A quiet week in the markets has passed us by, as we continue to wait on a bigger Rand breakout. It was still a week of plenty action, as we continued to watch the economic recoveries taking place across the globe.
Was it going to be fast enough to save businesses? Was it going to filter down to third world countries?
And most of all, is it sustainable?
These are things we have to look into, as we try to project what the future, or at least the remainder of 2021, holds for the markets. So let’s get into the full review…
Key Moments (19-23 April 2021)
As always, here were the biggest headlines from the 5 days before we get into the nitty gritty:
- US Recovery – falling jobless claims, increased demand for workers gave good signs of a bright 2021 for the US economy…but can it be sustained?
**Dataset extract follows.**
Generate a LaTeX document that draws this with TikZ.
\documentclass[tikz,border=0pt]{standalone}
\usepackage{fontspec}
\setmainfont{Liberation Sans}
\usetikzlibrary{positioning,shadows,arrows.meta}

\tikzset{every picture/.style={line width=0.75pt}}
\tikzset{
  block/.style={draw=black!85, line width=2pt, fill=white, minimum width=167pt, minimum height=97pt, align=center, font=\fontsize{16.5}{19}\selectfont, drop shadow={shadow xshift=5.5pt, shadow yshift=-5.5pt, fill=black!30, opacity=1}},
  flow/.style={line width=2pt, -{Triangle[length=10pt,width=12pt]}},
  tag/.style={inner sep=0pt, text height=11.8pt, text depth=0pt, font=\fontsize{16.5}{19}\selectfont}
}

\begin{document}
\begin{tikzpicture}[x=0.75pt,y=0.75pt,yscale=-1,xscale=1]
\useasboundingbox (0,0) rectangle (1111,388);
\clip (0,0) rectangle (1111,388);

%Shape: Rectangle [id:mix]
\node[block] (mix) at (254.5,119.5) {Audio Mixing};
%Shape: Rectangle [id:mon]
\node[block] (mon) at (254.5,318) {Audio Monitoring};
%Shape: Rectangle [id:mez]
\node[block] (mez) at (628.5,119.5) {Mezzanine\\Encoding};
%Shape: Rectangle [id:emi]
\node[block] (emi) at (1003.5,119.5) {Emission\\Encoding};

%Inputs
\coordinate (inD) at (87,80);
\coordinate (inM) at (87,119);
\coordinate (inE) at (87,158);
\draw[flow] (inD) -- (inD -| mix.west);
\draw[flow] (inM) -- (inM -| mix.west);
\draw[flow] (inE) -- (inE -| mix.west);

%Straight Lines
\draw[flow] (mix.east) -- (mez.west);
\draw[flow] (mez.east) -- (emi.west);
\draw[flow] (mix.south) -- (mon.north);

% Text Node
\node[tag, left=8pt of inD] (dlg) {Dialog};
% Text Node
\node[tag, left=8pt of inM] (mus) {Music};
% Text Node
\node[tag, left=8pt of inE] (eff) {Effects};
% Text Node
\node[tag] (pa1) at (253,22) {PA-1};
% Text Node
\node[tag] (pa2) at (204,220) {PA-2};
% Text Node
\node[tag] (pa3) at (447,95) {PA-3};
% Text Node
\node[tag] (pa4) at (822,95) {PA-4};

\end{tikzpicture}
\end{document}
- Biden Tax – As everyone warned, the major Biden tax plan has eventually arrived, with the big money of America being targeted with capital gains taxes set to skyrocket
- Tourism Plunge – in some industries, there are little signs of returning to normal again, with catastrophic losses in the tourism industry
- Mango Mothball – the airline looks set to be temporarily shut down as funding problems persist…
To get back to the Rand, the market opened around R14.30, having enjoyed the previous week, testing 15 month highs…
It was a question of whether this was sustainable – and whether it is all Dollar weakness, or if it was Rand strength.
Ultimately, fundamentals do not make any difference in the short and medium term, and what matters is the underlying sentiment in the markets. For some time now, it has been Rand-positive, and Dollar-negative…however, when a market reaches an extreme, you know that the sentiment is due to reverse.
This is why we focus on the Elliott Wave based forecasting system we have developed since 2005, as this tracks the sentiment that can use to produce predictions on what the next few days, weeks, months and years hold for the Rand.
But for interest’s sakes, we do too look to the fundamentals…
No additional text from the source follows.